A retrospective cohort study, using a population-based reimbursement database, was conducted for investigating the relationship between diabetes and colon cancer and assessing whether metformin had a protective effect.


Overall, 493,704 men and 502,139 women, covered by the National Health Insurance, without colon cancer were followed from 2003 to 2005. Cox regression evaluated the adjusted relative risk (RR), considering confounders and detection examinations.
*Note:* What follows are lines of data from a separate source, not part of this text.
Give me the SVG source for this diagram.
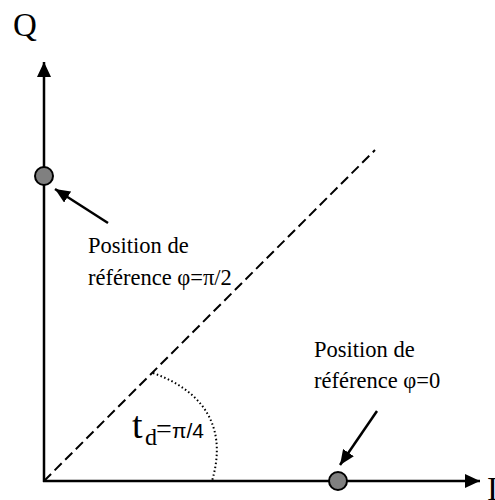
<svg xmlns="http://www.w3.org/2000/svg" width="495" height="500" viewBox="0 0 495 500">
<style>
.ax{stroke:#000;stroke-width:2.5;fill:none}
.ln{stroke:#000;stroke-width:2.5;fill:none}
.pt{fill:#808080;stroke:#000;stroke-width:2}
.t{font-family:"Liberation Serif","Times New Roman",serif;fill:#000}
</style>
<defs>
<marker id="ah" markerUnits="userSpaceOnUse" markerWidth="16" markerHeight="14" refX="15" refY="7" orient="auto">
<path d="M0,0 L15,7 L0,14 Z" fill="#000"/>
</marker>
<marker id="sh" markerUnits="userSpaceOnUse" markerWidth="16" markerHeight="14" refX="15" refY="6.5" orient="auto">
<path d="M0,0 L15,6.5 L0,13 Z" fill="#000"/>
</marker>
</defs>
<rect width="495" height="500" fill="#fff"/>
<g id="connectors">
<line class="ax" x1="44" y1="482" x2="44" y2="62" marker-end="url(#ah)"/>
<line class="ax" x1="43" y1="481" x2="480" y2="481" marker-end="url(#ah)"/>
<line x1="44" y1="481" x2="375" y2="150" stroke="#000" stroke-width="2" stroke-dasharray="10,5"/>
<path d="M153,373 C195,388 230,420 212,481" stroke="#000" stroke-width="2" stroke-dasharray="1.5,2.5" fill="none"/>
<line class="ln" x1="108" y1="223" x2="55" y2="189" marker-end="url(#sh)"/>
<line class="ln" x1="377" y1="411" x2="340" y2="465" marker-end="url(#sh)"/>
</g>
<g id="axisQ"><text class="t" x="13" y="36" font-size="33">Q</text></g>
<g id="axisI"><text class="t" x="487" y="500" font-size="33">I</text></g>
<g id="pointQ"><circle class="pt" cx="44" cy="176" r="9"/></g>
<g id="pointI"><circle class="pt" cx="338" cy="481" r="9"/></g>
<g id="labelQ">
<text class="t" x="88" y="253" font-size="22.5">Position de</text>
<text class="t" x="88" y="285" font-size="22.5">référence φ=π/2</text>
</g>
<g id="labelI">
<text class="t" x="314" y="357" font-size="22.5">Position de</text>
<text class="t" x="314" y="388" font-size="22.5">référence φ=0</text>
</g>
<g id="angle">
<text class="t" x="132" y="438" font-size="38">t</text>
<text class="t" x="145" y="445" font-size="24">d</text>
<text class="t" x="156" y="438" font-size="28">=</text>
<text x="172" y="438" font-size="21" font-family="'Liberation Sans',Arial,sans-serif">π/4</text>
</g>
</svg>
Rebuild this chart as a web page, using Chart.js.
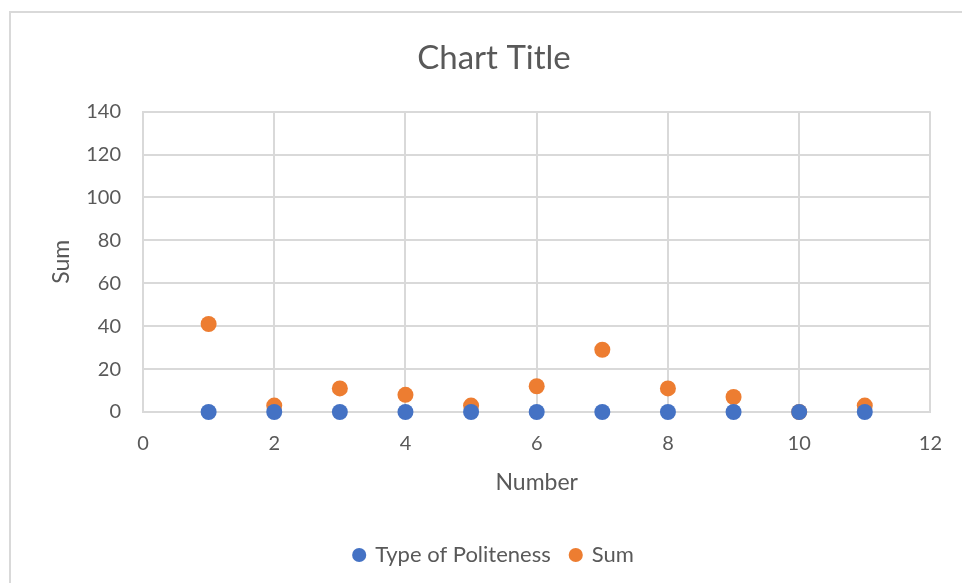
<!DOCTYPE html>
<html>
<head>
<meta charset="utf-8">
<script src="https://cdn.jsdelivr.net/npm/chart.js@4"></script>
<style>
  html, body { margin: 0; padding: 0; background: #fff; }
  #wrap { position: relative; width: 962px; height: 583px; overflow: hidden; }
  #frame { position: absolute; left: 9px; top: 11px; width: 1000px; height: 600px; border: 2px solid #d9d9d9; }
  #chart { position: absolute; left: 0; top: 0; }
</style>
</head>
<body>
<div id="wrap">
  <div id="frame"></div>
  <canvas id="chart" width="962" height="583"></canvas>
</div>
<script>
// values
const numbers = [1, 2, 3, 4, 5, 6, 7, 8, 9, 10, 11];
const politeness = [0, 0, 0, 0, 0, 0, 0, 0, 0, 0, 0];
const sums = [41, 3, 11, 8, 3, 12, 29, 11, 7, 0, 3];

const textColor = '#595959';
const gridColor = '#d9d9d9';
const fontFamily = 'Lato, "Open Sans", sans-serif';

function toPoints(xs, ys) {
    return xs.map((x, i) => ({ x: x, y: ys[i] }));
}

const ctx = document.getElementById('chart').getContext('2d');
const chart = new Chart(ctx, {
    type: 'scatter',
    data: {
        datasets: [{
            label: 'Type of Politeness',
            data: toPoints(numbers, politeness),
            backgroundColor: '#4472C4',
            borderWidth: 0,
            pointRadius: 8,
            pointHoverRadius: 8,
            clip: false
        }, {
            label: 'Sum',
            data: toPoints(numbers, sums),
            backgroundColor: '#ED7D31',
            borderWidth: 0,
            pointRadius: 8,
            pointHoverRadius: 8,
            clip: false
        }]
    },
    options: {
        responsive: false,
        animation: false,
        events: [],
        layout: {
            // the frame runs past the right edge, so title and legend sit right of centre
            padding: { top: 0, left: 54, right: 28, bottom: 7 }
        },
        plugins: {
            title: {
                display: true,
                text: 'Chart Title',
                color: textColor,
                font: { family: fontFamily, size: 33, weight: 'normal' },
                padding: { top: 39, bottom: 33 }
            },
            legend: {
                position: 'bottom',
                labels: {
                    usePointStyle: true,
                    pointStyle: 'circle',
                    boxWidth: 10,
                    boxHeight: 10,
                    padding: 20,
                    color: textColor,
                    font: { family: fontFamily, size: 22 }
                }
            },
            tooltip: { enabled: false }
        },
        scales: {
            x: {
                type: 'linear',
                min: 0,
                max: 12,
                ticks: {
                    stepSize: 2,
                    padding: 20,
                    color: textColor,
                    font: { family: fontFamily, size: 20 }
                },
                grid: { color: gridColor, lineWidth: 2, drawTicks: false },
                border: { color: gridColor, width: 2 },
                title: {
                    display: true,
                    text: 'Number',
                    color: textColor,
                    font: { family: fontFamily, size: 23 },
                    padding: { top: 0, bottom: 28 }
                },
                afterFit: function (scale) { scale.height = 112; }
            },
            y: {
                min: 0,
                max: 140,
                ticks: {
                    stepSize: 20,
                    padding: 22,
                    color: textColor,
                    font: { family: fontFamily, size: 20 }
                },
                grid: { color: gridColor, lineWidth: 2, drawTicks: false },
                border: { color: gridColor, width: 2 },
                title: {
                    display: true,
                    text: 'Sum',
                    color: textColor,
                    font: { family: fontFamily, size: 23 },
                    padding: { top: -6, bottom: 0 }
                },
                afterFit: function (scale) { scale.width = 89; }
            }
        }
    }
});
</script>
</body>
</html>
Even though diabetes patients had a significantly higher probability of receiving examinations that could lead to the detection of colon cancer, they had a significantly higher risk (24%) of this cancer after adjustment. Metformin users had a significantly lower risk (27%) of colon cancer. While comparing patients with diabetes for <1, 1-3, and ≥ 3 years to nondiabetes individuals, the adjusted RR (95% confidence interval) was 1.308 (1.020-1.679), 1.087 (0.900-1.313), and 1.185 (1.055-1.330) respectively. The higher risk among those with diabetes for <1 year suggested a possible reverse causality or a link with prediabetes. However, diabetes still might play some role in the development of colon cancer in those with diabetes for ≥ 3 years. The duration of metformin use showed an inverse trend, with a significant RR of 0.643 (0.490-0.845) in users for ≥ 3 years, when compared with nonusers. In addition, metformin may reduce colon cancer risk associated with chronic obstructive pulmonary disease (a surrogate for smoking).


Following adjustment for potential detection bias and other covariates, diabetes remains a significant risk factor for colon cancer. Metformin may protect against colon cancer.